Neil Young + Promise of the Real

Earth

BY Stuart HendersonPublished Jun 29, 2016

6
More barn, indeed.
 
Another in a string of rather startlingly batshit releases from one of popular music's most unlikely superstars, this faux-live double album will likely hold no interest for anyone who isn't already along for the ride. And even for fans open to Neil Young's flights of fancy, this thing may well land with a resounding thud.
 
Earth is a fundamentally frustrating album. A career-spanning collection of Young's environmentalist anthems dating back to the early 1970s, all recorded live with new band Promise of the Real, it could have been a worthy, if inessential, entry in his catalogue (like most of his records over the past 20 years, really). But, since he chose to take his whole Mother Earth theme right over the top, the often terrifically shaggy performances here are supplemented with an overdubbed choir vocalizing random brand names ("Chevron!" "Volkswagen!") and literal BARNYARD ANIMAL NOISES, it's hard to know where to place it in the canon.
 
Like, Earth is full of turkeys clucking and bees buzzing and horses whinnying and all manner of whatnot.
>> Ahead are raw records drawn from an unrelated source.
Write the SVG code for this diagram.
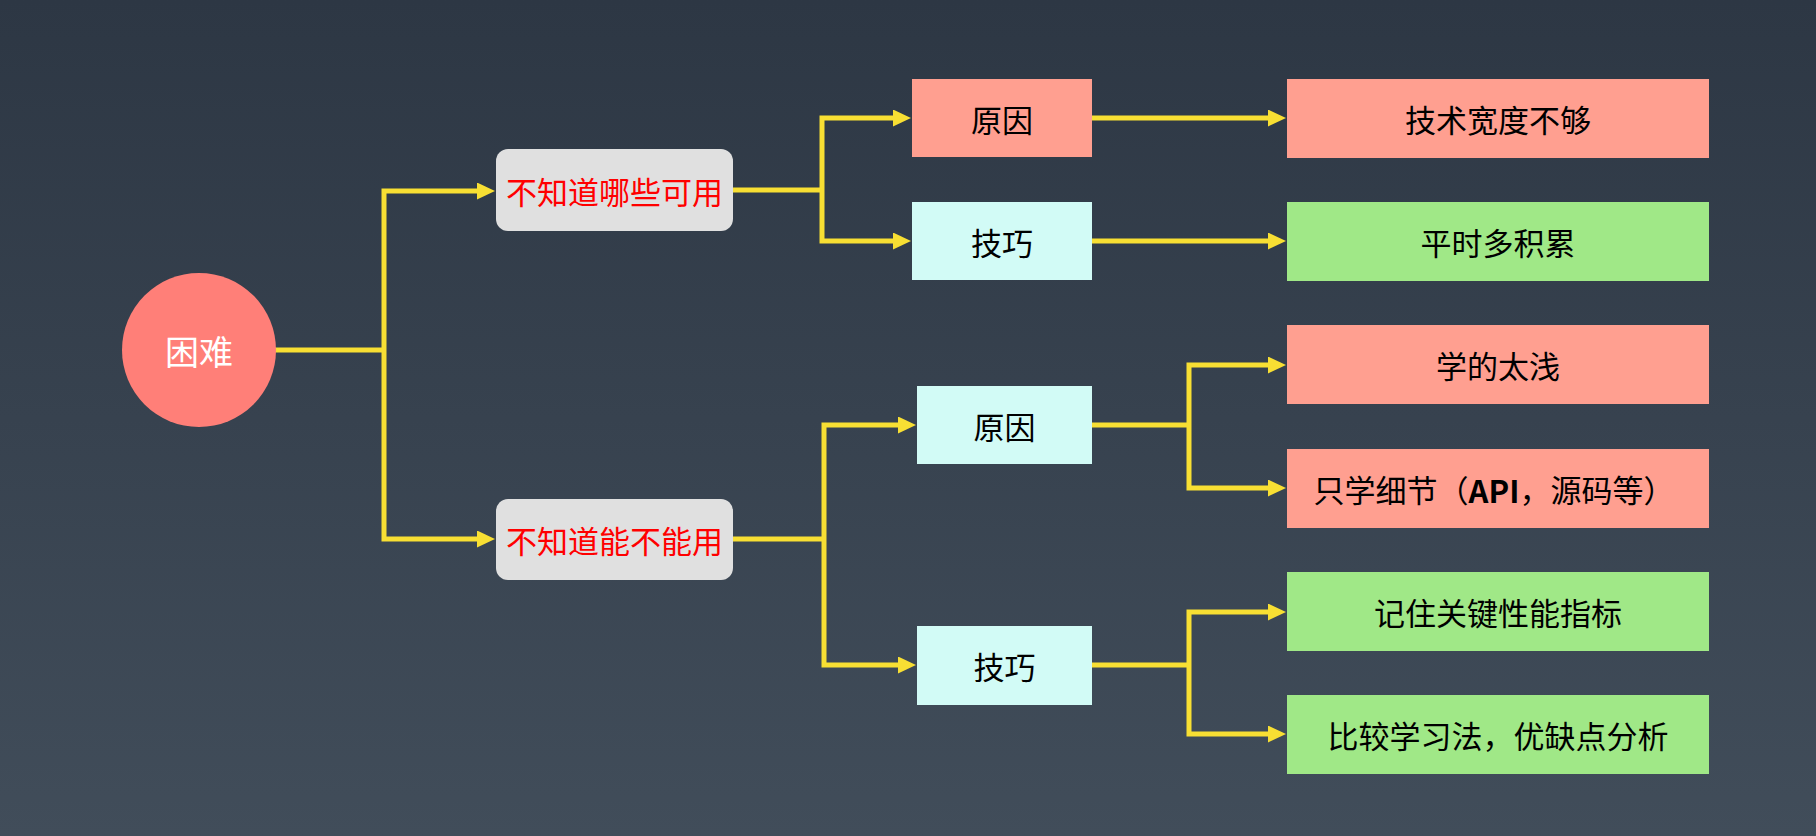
<svg xmlns="http://www.w3.org/2000/svg" width="1816" height="836" viewBox="0 0 1816 836">
<defs>
<linearGradient id="bg" x1="0" y1="0" x2="0" y2="1">
<stop offset="0" stop-color="#2d3744"/>
<stop offset="1" stop-color="#414d5a"/>
</linearGradient>
<marker id="arr" viewBox="0 0 18 17" refX="1" refY="8.5" markerWidth="18" markerHeight="17" markerUnits="userSpaceOnUse" orient="auto">
<path d="M0,0 L18,8.5 L0,17 z" fill="#f8df33"/>
</marker>
<style>
.ln{fill:none;stroke:#f8df33;stroke-width:5;stroke-linejoin:miter}
.t{font-family:"Noto Sans CJK SC","Noto Sans",sans-serif;font-size:31px;font-weight:normal;text-anchor:middle;dominant-baseline:central;fill:#000}
.red{fill:#ff0000}
.sal{fill:#ff9f90}
.cy{fill:#d2fbf6}
.gr{fill:#a0e887}
.gy{fill:#e0e0e0}
</style>
</defs>
<rect x="0" y="0" width="1816" height="836" fill="url(#bg)"/>
<g id="connectors">
<path class="ln" d="M275,350 H384"/>
<path class="ln" d="M384,350 V191 H478" marker-end="url(#arr)"/>
<path class="ln" d="M384,350 V539 H478" marker-end="url(#arr)"/>
<path class="ln" d="M733,190 H822"/>
<path class="ln" d="M822,190 V118 H894" marker-end="url(#arr)"/>
<path class="ln" d="M822,190 V241 H894" marker-end="url(#arr)"/>
<path class="ln" d="M1092,118 H1269" marker-end="url(#arr)"/>
<path class="ln" d="M1092,241 H1269" marker-end="url(#arr)"/>
<path class="ln" d="M733,539 H824"/>
<path class="ln" d="M824,539 V425 H899" marker-end="url(#arr)"/>
<path class="ln" d="M824,539 V665 H899" marker-end="url(#arr)"/>
<path class="ln" d="M1092,425 H1189"/>
<path class="ln" d="M1189,425 V365 H1269" marker-end="url(#arr)"/>
<path class="ln" d="M1189,425 V488 H1269" marker-end="url(#arr)"/>
<path class="ln" d="M1092,665 H1189"/>
<path class="ln" d="M1189,665 V612 H1269" marker-end="url(#arr)"/>
<path class="ln" d="M1189,665 V734 H1269" marker-end="url(#arr)"/>
</g>
<g id="n-kunnan">
<circle cx="199" cy="350" r="77" fill="#ff7f78"/>
<text class="t" x="199" y="350" style="fill:#fff;font-size:34px">困难</text>
</g>
<g id="n-which">
<rect class="gy" x="496" y="149" width="237" height="82" rx="12"/>
<text class="t red" x="614.5" y="190">不知道哪些可用</text>
</g>
<g id="n-can">
<rect class="gy" x="496" y="499" width="237" height="81" rx="12"/>
<text class="t red" x="614.5" y="539.5">不知道能不能用</text>
</g>
<g id="n-reason1">
<rect class="sal" x="912" y="79" width="180" height="78"/>
<text class="t" x="1002" y="118">原因</text>
</g>
<g id="n-skill1">
<rect class="cy" x="912" y="202" width="180" height="78"/>
<text class="t" x="1002" y="241">技巧</text>
</g>
<g id="n-breadth">
<rect class="sal" x="1287" y="79" width="422" height="79"/>
<text class="t" x="1498" y="118.5">技术宽度不够</text>
</g>
<g id="n-accumulate">
<rect class="gr" x="1287" y="202" width="422" height="79"/>
<text class="t" x="1498" y="241.5">平时多积累</text>
</g>
<g id="n-reason2">
<rect class="cy" x="917" y="386" width="175" height="78"/>
<text class="t" x="1004.5" y="425">原因</text>
</g>
<g id="n-skill2">
<rect class="cy" x="917" y="626" width="175" height="79"/>
<text class="t" x="1004.5" y="665.5">技巧</text>
</g>
<g id="n-shallow">
<rect class="sal" x="1287" y="325" width="422" height="79"/>
<text class="t" x="1498" y="364.5">学的太浅</text>
</g>
<g id="n-details">
<rect class="sal" x="1287" y="449" width="422" height="79"/>
<text class="t" x="1494" y="488.5">只学细节（<tspan font-weight="bold">API</tspan>，源码等）</text>
</g>
<g id="n-metrics">
<rect class="gr" x="1287" y="572" width="422" height="79"/>
<text class="t" x="1498" y="611.5">记住关键性能指标</text>
</g>
<g id="n-compare">
<rect class="gr" x="1287" y="695" width="422" height="79"/>
<text class="t" x="1498" y="734.5">比较学习法，优缺点分析</text>
</g>
</svg>
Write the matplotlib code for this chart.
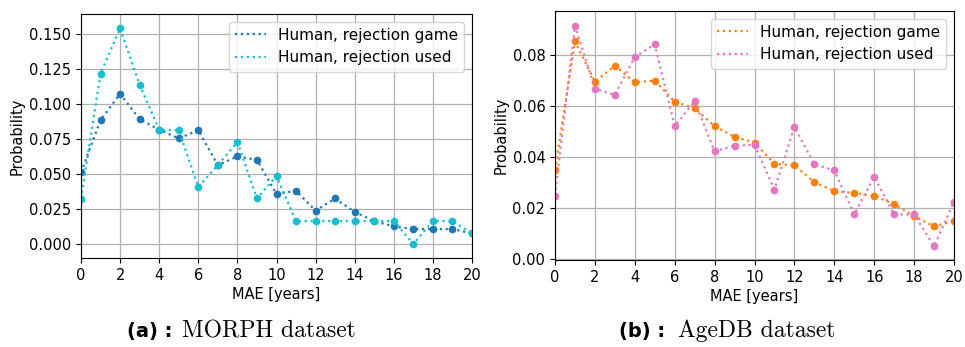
import numpy as np
import matplotlib.pyplot as plt

mae = np.arange(0, 21)

# (a) MORPH
morph_game = [0.0512, 0.0886, 0.1074, 0.0893, 0.0817, 0.0755, 0.0814, 0.0564, 0.0626, 0.0602,
              0.0357, 0.0381, 0.0238, 0.0326, 0.0229, 0.0164, 0.0126, 0.0107, 0.0107, 0.0107, 0.0076]
morph_used = [0.0324, 0.1219, 0.1543, 0.1138, 0.0817, 0.0814, 0.0407, 0.0564, 0.0729, 0.0326,
              0.0486, 0.0164, 0.0164, 0.0164, 0.0164, 0.0164, 0.0164, 0.0, 0.0164, 0.0164, 0.0076]

# (b) AgeDB
agedb_game = [0.0348, 0.0851, 0.0694, 0.0756, 0.0691, 0.0698, 0.0615, 0.0590, 0.0520, 0.0478,
              0.0456, 0.0373, 0.0367, 0.0301, 0.0266, 0.0259, 0.0248, 0.0215, 0.0169, 0.0128, 0.0149]
agedb_used = [0.0249, 0.0913, 0.0667, 0.0642, 0.0790, 0.0840, 0.0520, 0.0618, 0.0421, 0.0444,
              0.0447, 0.0272, 0.0517, 0.0371, 0.0347, 0.0175, 0.0322, 0.0175, 0.0175, 0.0051, 0.0224]

labels = ['Human, rejection game', 'Human, rejection used']

W, H = 965, 347
fig = plt.figure(figsize=(W / 100, H / 100), dpi=100)


def box(x0, y0, x1, y1):
    # pixel box (top-left origin) -> figure fraction
    return [x0 / W, 1 - y1 / H, (x1 - x0) / W, (y1 - y0) / H]


def panel(ax, game, used, colors, ylim, yticks, yfmt):
    for vals, c, lab in zip([game, used], colors, labels):
        ax.plot(mae, vals, ':', color=c, lw=1.6, label=lab)
        ax.plot(mae, vals, 'o', color=c, ms=4.5, lw=0)
    ax.set_xlim(0, 20)
    ax.set_ylim(*ylim)
    ax.set_xticks(np.arange(0, 21, 2))
    ax.set_yticks(yticks)
    ax.set_yticklabels([yfmt.format(v) for v in yticks])
    ax.tick_params(labelsize=10.5)
    ax.grid(True, color='#b0b0b0', lw=0.9)
    ax.set_axisbelow(True)
    ax.set_xlabel('MAE [years]', fontsize=10.5, labelpad=3)
    ax.set_ylabel('Probability', fontsize=10.5, labelpad=3)
    ax.legend(loc='upper right', fontsize=11)


ax1 = fig.add_axes(box(81, 14, 472, 258))
panel(ax1, morph_game, morph_used, ['#1f77b4', '#17becf'], (-0.0100, 0.1645),
      np.arange(0, 0.151, 0.025), '{:.3f}')

ax2 = fig.add_axes(box(555, 11, 954, 260))
panel(ax2, agedb_game, agedb_used, ['#ff7f0e', '#e377c2'], (-0.0003, 0.097),
      np.arange(0, 0.081, 0.02), '{:.2f}')

# subcaptions
fig.text(172 / W, 1 - 337 / H, '(a) :', ha='right', va='baseline', fontsize=14, fontweight='bold')
fig.text(182 / W, 1 - 337 / H, 'MORPH dataset', ha='left', va='baseline', fontsize=17, family='cmr10')
fig.text(665 / W, 1 - 337 / H, '(b) :', ha='right', va='baseline', fontsize=14, fontweight='bold')
fig.text(678 / W, 1 - 337 / H, 'AgeDB dataset', ha='left', va='baseline', fontsize=17, family='cmr10')

fig.savefig('out.png', dpi=100)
It's deeply strange, and generally irritating, since Young and his band have found a loose, jammy groove in recent years, and these performances are pretty great otherwise. Sans-fauna, this would rank as Young's best non-archival live record since 1997's Year of The Horse. The music really should have been left to stand on its own.
 
Still, for those of us who've been following his twisting career for decades, for a lifetime, it's hard to complain too vociferously when Neil Young makes yet another daft musical statement. It's just what he does. Sometimes it works; often it doesn't. This kind of barn-based rock'n'roll probably won't catch on, but it feels like he tried. After 50 years and 40-plus albums, what more can we ask?